Below are several records. Retype exactly those lines running from the one with "Convert this chart to matplotlib code." through the one with "x = range(len(samples))", end lines included, and no others.

□ □ □ □ □ □ □

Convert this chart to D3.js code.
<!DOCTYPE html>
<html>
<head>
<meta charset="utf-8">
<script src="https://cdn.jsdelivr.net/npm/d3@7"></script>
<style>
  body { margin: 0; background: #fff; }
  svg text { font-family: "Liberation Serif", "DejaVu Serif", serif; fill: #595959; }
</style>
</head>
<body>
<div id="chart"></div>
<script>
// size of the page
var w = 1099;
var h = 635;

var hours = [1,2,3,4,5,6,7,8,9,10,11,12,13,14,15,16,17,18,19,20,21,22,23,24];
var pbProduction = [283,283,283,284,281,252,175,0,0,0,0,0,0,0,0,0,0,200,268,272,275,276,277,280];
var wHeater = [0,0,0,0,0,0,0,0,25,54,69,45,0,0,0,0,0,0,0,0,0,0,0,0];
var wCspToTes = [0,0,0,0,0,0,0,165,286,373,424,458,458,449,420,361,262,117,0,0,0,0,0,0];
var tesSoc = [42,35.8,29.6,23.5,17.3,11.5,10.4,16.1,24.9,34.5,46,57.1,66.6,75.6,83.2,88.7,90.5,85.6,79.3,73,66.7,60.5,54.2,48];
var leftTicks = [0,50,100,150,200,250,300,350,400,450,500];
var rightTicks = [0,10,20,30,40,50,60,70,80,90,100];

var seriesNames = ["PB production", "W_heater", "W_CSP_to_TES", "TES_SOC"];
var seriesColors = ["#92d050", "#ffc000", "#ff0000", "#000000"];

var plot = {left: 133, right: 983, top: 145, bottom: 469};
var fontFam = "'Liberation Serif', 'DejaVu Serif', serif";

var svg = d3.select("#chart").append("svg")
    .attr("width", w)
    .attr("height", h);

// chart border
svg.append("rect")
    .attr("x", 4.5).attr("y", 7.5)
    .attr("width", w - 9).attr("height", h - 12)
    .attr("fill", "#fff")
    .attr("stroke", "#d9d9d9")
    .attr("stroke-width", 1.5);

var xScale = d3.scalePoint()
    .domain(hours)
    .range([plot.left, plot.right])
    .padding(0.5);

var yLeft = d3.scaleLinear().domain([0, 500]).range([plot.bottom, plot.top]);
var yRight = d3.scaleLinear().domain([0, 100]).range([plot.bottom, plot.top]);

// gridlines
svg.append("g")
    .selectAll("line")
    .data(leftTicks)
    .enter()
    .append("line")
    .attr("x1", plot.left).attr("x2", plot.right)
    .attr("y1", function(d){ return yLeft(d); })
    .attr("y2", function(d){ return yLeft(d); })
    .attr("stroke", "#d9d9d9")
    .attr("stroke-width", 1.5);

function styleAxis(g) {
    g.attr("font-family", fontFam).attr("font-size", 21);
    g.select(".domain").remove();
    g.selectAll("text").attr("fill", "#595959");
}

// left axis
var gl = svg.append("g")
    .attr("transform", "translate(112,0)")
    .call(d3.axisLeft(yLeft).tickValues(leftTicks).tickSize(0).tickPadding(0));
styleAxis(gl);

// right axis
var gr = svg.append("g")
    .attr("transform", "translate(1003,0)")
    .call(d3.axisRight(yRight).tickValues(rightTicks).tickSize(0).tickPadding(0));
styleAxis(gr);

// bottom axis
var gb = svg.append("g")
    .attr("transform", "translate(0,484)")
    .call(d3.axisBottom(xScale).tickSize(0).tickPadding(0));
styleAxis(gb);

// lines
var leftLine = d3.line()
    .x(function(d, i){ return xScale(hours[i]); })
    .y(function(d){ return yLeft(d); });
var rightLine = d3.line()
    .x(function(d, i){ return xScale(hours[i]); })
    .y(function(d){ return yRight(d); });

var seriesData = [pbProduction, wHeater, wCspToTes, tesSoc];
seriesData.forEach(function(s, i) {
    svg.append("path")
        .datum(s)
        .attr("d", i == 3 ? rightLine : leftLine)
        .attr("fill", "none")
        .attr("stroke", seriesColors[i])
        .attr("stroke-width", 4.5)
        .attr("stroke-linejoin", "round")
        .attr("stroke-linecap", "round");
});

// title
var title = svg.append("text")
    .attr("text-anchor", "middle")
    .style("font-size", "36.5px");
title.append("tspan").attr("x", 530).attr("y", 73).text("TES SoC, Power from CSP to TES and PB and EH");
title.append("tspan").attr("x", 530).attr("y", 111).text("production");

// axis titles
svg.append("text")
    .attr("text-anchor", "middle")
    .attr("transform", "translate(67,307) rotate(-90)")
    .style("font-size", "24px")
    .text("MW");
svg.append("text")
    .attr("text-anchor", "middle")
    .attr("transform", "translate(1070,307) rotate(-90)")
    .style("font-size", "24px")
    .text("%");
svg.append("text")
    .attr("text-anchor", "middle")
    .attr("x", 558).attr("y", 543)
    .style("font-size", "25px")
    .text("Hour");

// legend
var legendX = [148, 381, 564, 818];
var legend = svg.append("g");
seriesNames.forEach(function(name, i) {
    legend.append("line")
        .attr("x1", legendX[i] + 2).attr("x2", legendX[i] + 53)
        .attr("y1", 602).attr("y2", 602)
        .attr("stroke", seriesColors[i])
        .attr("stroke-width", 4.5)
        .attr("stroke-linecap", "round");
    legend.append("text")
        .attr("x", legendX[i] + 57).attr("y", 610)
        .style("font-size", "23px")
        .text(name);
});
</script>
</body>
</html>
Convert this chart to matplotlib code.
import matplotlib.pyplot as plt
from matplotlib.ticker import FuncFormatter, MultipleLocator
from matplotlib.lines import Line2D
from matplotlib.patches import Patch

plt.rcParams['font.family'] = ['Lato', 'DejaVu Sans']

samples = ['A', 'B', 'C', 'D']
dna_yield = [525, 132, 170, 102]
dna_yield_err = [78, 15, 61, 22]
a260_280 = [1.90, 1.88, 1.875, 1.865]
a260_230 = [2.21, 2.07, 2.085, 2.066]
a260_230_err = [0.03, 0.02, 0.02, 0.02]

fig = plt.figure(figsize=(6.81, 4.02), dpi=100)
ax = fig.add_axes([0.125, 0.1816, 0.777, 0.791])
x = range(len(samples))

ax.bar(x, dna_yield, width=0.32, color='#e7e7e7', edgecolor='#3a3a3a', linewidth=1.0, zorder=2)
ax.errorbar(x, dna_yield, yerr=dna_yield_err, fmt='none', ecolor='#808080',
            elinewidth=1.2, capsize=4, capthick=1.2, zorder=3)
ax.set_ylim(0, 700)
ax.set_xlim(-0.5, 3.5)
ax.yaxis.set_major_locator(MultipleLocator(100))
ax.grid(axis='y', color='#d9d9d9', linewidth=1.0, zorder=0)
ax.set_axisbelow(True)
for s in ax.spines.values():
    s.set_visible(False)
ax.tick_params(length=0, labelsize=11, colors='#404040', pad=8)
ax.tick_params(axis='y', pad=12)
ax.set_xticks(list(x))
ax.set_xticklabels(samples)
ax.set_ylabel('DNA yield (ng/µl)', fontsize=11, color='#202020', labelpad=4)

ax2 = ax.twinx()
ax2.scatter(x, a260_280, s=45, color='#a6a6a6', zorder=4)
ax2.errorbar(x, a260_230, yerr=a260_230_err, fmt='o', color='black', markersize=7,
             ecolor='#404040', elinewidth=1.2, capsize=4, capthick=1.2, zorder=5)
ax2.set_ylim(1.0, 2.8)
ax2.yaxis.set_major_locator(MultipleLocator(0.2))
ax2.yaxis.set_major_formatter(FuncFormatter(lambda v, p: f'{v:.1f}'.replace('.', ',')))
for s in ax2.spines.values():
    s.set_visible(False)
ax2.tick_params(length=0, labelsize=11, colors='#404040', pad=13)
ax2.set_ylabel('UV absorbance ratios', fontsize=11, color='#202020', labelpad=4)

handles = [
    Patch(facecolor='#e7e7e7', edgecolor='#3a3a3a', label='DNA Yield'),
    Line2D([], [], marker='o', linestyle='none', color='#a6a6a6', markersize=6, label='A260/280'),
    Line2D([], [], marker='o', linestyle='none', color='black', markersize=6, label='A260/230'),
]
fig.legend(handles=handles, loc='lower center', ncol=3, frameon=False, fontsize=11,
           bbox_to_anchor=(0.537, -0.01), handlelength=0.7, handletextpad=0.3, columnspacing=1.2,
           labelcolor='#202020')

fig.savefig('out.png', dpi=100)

□ □ □ □ □ □ □

### Result
Convert this chart to matplotlib code.
import matplotlib.pyplot as plt
from matplotlib.ticker import FuncFormatter, MultipleLocator
from matplotlib.lines import Line2D
from matplotlib.patches import Patch

plt.rcParams['font.family'] = ['Lato', 'DejaVu Sans']

samples = ['A', 'B', 'C', 'D']
dna_yield = [525, 132, 170, 102]
dna_yield_err = [78, 15, 61, 22]
a260_280 = [1.90, 1.88, 1.875, 1.865]
a260_230 = [2.21, 2.07, 2.085, 2.066]
a260_230_err = [0.03, 0.02, 0.02, 0.02]

fig = plt.figure(figsize=(6.81, 4.02), dpi=100)
ax = fig.add_axes([0.125, 0.1816, 0.777, 0.791])
x = range(len(samples))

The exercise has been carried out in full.